Rough Skin is Good
The erratic, swirling fluid motion known as turbulence increases wind resistance, and airplane manufacturers go to great lengths to eliminate rough surfaces that promote it. Now, however, researchers have observed that carefully chosen roughness can actually suppress turbulence, at least in the lab, as they report in the 17 February PRL. If they can repeat the effect in the real world, it could save billions of dollars in fuel costs each year.
Engineers distinguish two types of drag force on an object moving through a fluid like air. A blunt object, such as a baseball, feels mostly “pressure drag,” which arises from the difference between the oncoming air in front and the “sheltered” region in the wake just behind it. In contrast, a long, streamlined object, such as an airplane wing, feels mostly “friction drag” as its surfaces slide past slower moving air.
When a wing is moving slowly, air flows smoothly around it like honey around a spoon. At higher speeds, however, the flow becomes turbulent. Small disturbances are amplified as the air moves along the wing, growing into turbulence some distance behind the leading edge. Turbulence can make the friction drag ten times larger. Now Jens Fransson, of KTH, the Royal Institute of Technology in Stockholm, and his colleagues have shown how to push the transition to turbulence further back on the wing–or past the wing altogether.

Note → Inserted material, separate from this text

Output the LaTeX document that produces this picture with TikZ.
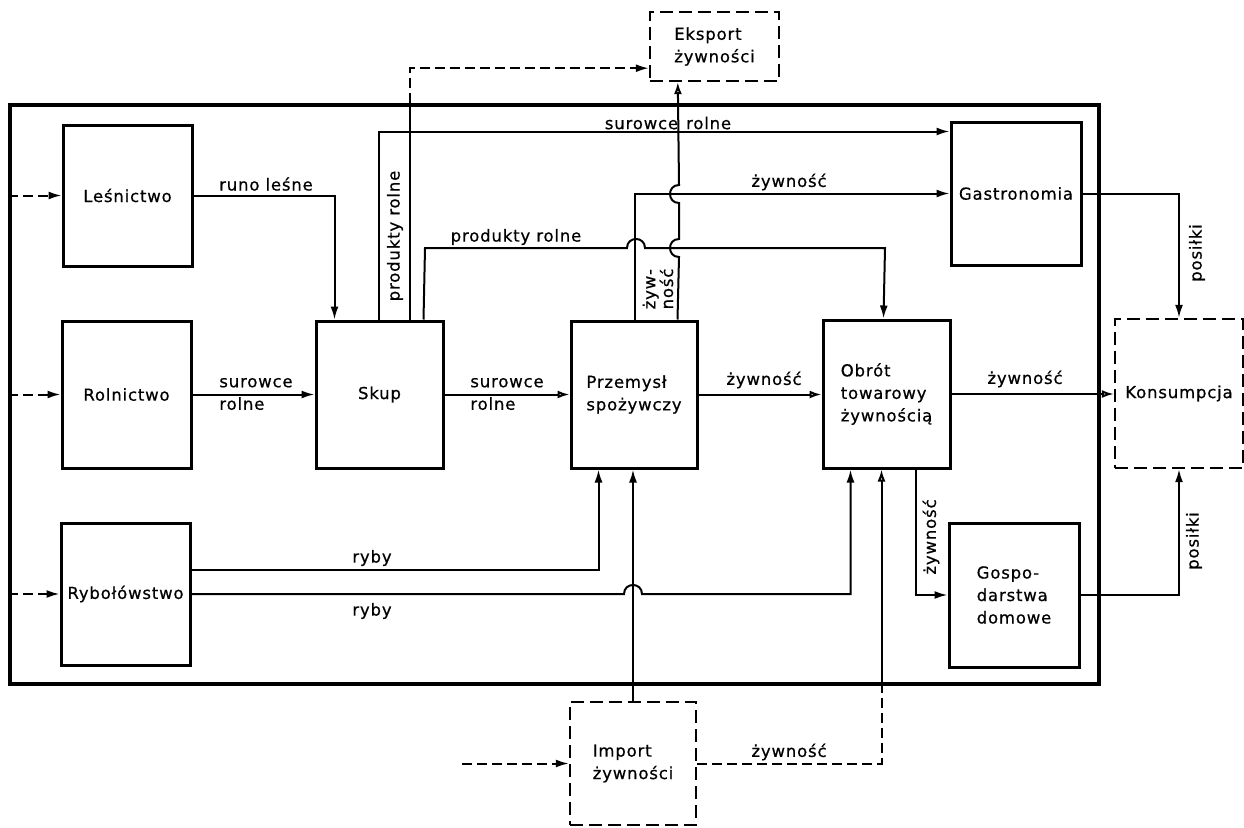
\documentclass[tikz,border=0pt]{standalone}
\usepackage{fontspec}
\setmainfont{DejaVu Sans}[LetterSpace=5,FakeBold=0.6]
\usetikzlibrary{arrows.meta,calc}
\begin{document}
\begin{tikzpicture}[x=1pt,y=-1pt,
  font=\fontsize{16.5}{22.5}\selectfont,
  box/.style={draw,line width=3pt,inner sep=0pt,align=left},
  dbox/.style={draw,line width=2.4pt,inner sep=0pt,align=left,dash pattern=on 13pt off 6pt},
  ln/.style={line width=2pt},
  dsh/.style={line width=2pt,dash pattern=on 10pt off 5pt},
  arr/.style={ln,-{Latex[length=13pt,width=8pt]}},
  oarr/.style={ln,-{Latex[open,length=12pt,width=8pt]}},
  darr/.style={dsh,-{Latex[length=13pt,width=8pt]}},
  lbl/.style={inner sep=1pt}]
\useasboundingbox (0,0) rectangle (1244,827);

% frame
\node[draw,line width=3.8pt,minimum width=1089,minimum height=579,inner sep=0pt] (frame) at (554.5,394.5) {};

% boxes
\node[box,minimum width=129,minimum height=141] (les) at (127.5,195.5) {Leśnictwo};
\node[box,minimum width=129,minimum height=147] (rol) at (126.5,394.5) {Rolnictwo};
\node[box,minimum width=129,minimum height=142] (ryb) at (125.5,594) {Rybołówstwo};
\node[box,minimum width=127,minimum height=147] (skup) at (379.5,394.5) {Skup};
\node[box,minimum width=126,minimum height=147] (prz) at (634,394.5) {Przemysł\\spożywczy};
\node[box,minimum width=127,minimum height=148] (obr) at (886.5,394) {Obrót\\towarowy\\żywnością};
\node[box,minimum width=130,minimum height=143] (gas) at (1016,193.5) {Gastronomia};
\node[box,minimum width=130,minimum height=144] (gos) at (1014,595) {Gospo-\\darstwa\\domowe};
\node[dbox,minimum width=128,minimum height=149] (kon) at (1179,393.5) {Konsumpcja};
\node[dbox,minimum width=129,minimum height=69] (eks) at (714.5,46.5) {Eksport\\żywności};
\node[dbox,minimum width=126,minimum height=123] (imp) at (633,763.5) {Import\\żywności};

% inputs from outside
\draw[darr] (frame.west |- les.west) -- (les.west);
\draw[darr] (frame.west |- rol.west) -- (rol.west);
\draw[darr] (frame.west |- ryb.west) -- (ryb.west);
\coordinate (impin) at (462,763.5);
\draw[darr] (impin) -- (imp.west);

% main chain
\draw[arr] (les.east) -| ($(skup.north west)+(20,0)$);
\draw[arr] (rol.east) -- (skup.west);
\draw[oarr] (skup.east) -- (prz.west);
\draw[oarr] (prz.east) -- (obr.west |- prz.east);
\draw[oarr] (obr.east) -- (kon.west |- obr.east);

% Skup -> Gastronomia (surowce rolne)
\draw[arr] ($(skup.north west)+(64,0)$) |- ($(gas.north west)+(0,11)$);
% Skup -> Eksport
\coordinate (skx) at ($(skup.north west)+(95,0)$);
\draw[ln] (skx) -- (skx |- frame.north);
\draw[darr] (skx |- frame.north) |- ($(eks.south west)+(0,-14)$);
% Skup -> Obrot (produkty rolne)
\draw[arr] ($(skup.north west)+(109,0)$) -- (425,248) -- (627,248)
  .. controls (627,236) and (645,236) .. (645,248) -- (885,248)
  -- ($(obr.north west)+(62,0)$);
% Przemysl -> Gastronomia
\draw[arr] ($(prz.north west)+(65,0)$) |- (gas.west);
% Przemysl -> Eksport
\draw[oarr] ($(prz.north west)+(108,0)$) -- (679,257)
  .. controls (667,257) and (667,239) .. (679,239) -- (679,203)
  .. controls (667,203) and (667,185) .. (679,185)
  -- ($(eks.south west)+(29,0)$);
% posilki
\draw[arr] (gas.east) -| (kon.north);
\draw[arr] (gos.east) -| (kon.south);
% ryby
\draw[arr] ([yshift=24pt]ryb.east) -| ($(prz.south west)+(29,0)$);
\draw[arr] (ryb.east) -- (624,594) .. controls (624,582) and (642,582) .. (642,594)
  -| ($(obr.south west)+(29,0)$);
% import
\draw[arr] (imp.north) -- (imp.north |- prz.south);
\coordinate (ic) at ($(obr.south west)+(60,0)$);
\draw[dsh] (imp.east) -| (ic |- frame.south);
\draw[oarr] (ic |- frame.south) -- (ic);
% Obrot -> Gospodarstwa
\draw[arr] ($(obr.south west)+(94,0)$) |- (gos.west);

% labels
\node[lbl] (l1) at (266,184) {runo leśne};
\node[lbl,align=left] (l2) at (256,394) {surowce\\rolne};
\node[lbl,align=left] (l3) at (507,394) {surowce\\rolne};
\node[lbl] (l4) at (764,380) {żywność};
\node[lbl] (l5) at (1025,379) {żywność};
\node[lbl] (l6) at (372,558) {ryby};
\node[lbl] (l7) at (372,611) {ryby};
\node[lbl,rotate=90] (l8) at (395,236) {produkty rolne};
\node[lbl] (l9) at (516,237) {produkty rolne};
\node[lbl] (l10) at (668,123) {surowce\hspace{8pt}rolne};
\node[lbl] (l11) at (789,182) {żywność};
\node[lbl,rotate=90,align=left,font=\fontsize{16.5}{15}\selectfont] (l12) at (658,289) {żyw-\\ność};
\node[lbl,rotate=90] (l13) at (1197,253) {posiłki};
\node[lbl,rotate=90] (l14) at (1194,541) {posiłki};
\node[lbl,rotate=90] (l15) at (931,537) {żywność};
\node[lbl] (l16) at (789,752) {żywność};
\end{tikzpicture}
\end{document}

Instead of dragging a wing through the air, the researchers used a wind tunnel to send air streaming across a several-meter-wide rectangular plate and injected smoke to reveal the air flow. They added a small pressure oscillation to trigger turbulence. As they expected, the oscillation grew as the air moved along the plate, until the flow became turbulent about a meter behind the leading edge.
The team then attached a set of pill-shaped disks flat against the plate, in a row parallel to the leading edge but 8 centimeters behind it. The disks only stuck up 1.4 millimeters above the surface but still caused ribbons of spiraling flow in the air downstream. That flow smoothed out formerly turbulent air more than a meter away.
The design was based on previous theoretical predictions that such a swirling flow would suppress the growth of the pressure oscillations into turbulence. According to the theory, the flow boosts the so-called viscous effects of the air, which inhibit the oscillations the way honey would slow any oscillation, such as a submerged pendulum.
“Since the mid 1950’s roughness elements have been known to trigger transition [to turbulence],” Fransson says. But “we put in roughness elements, and we show that we can delay transition. This is very new.” He suggests that a similar strategy might suppress chaotic behavior in situations ranging from lasers to fusion plasmas.
“What is really slick about it is it’s a passive strategy,” in contrast to complex schemes that “actively” eliminate turbulence after it has developed, says Edward White of Case Western Reserve University in Cleveland, Ohio. But he cautions that the clean experimental result may not capture what happens in the real world. George Karniadakis of Brown University agrees that the new result is a “good contribution,” but he suspects that the disks will cause extra pressure drag that may overwhelm any reductions. Fransson says the disks only increase pressure drag by 3.5% but that the team hasn’t yet measured the net drag.
–Don Monroe
Don Monroe is a freelance science writer in Murray Hill, New Jersey.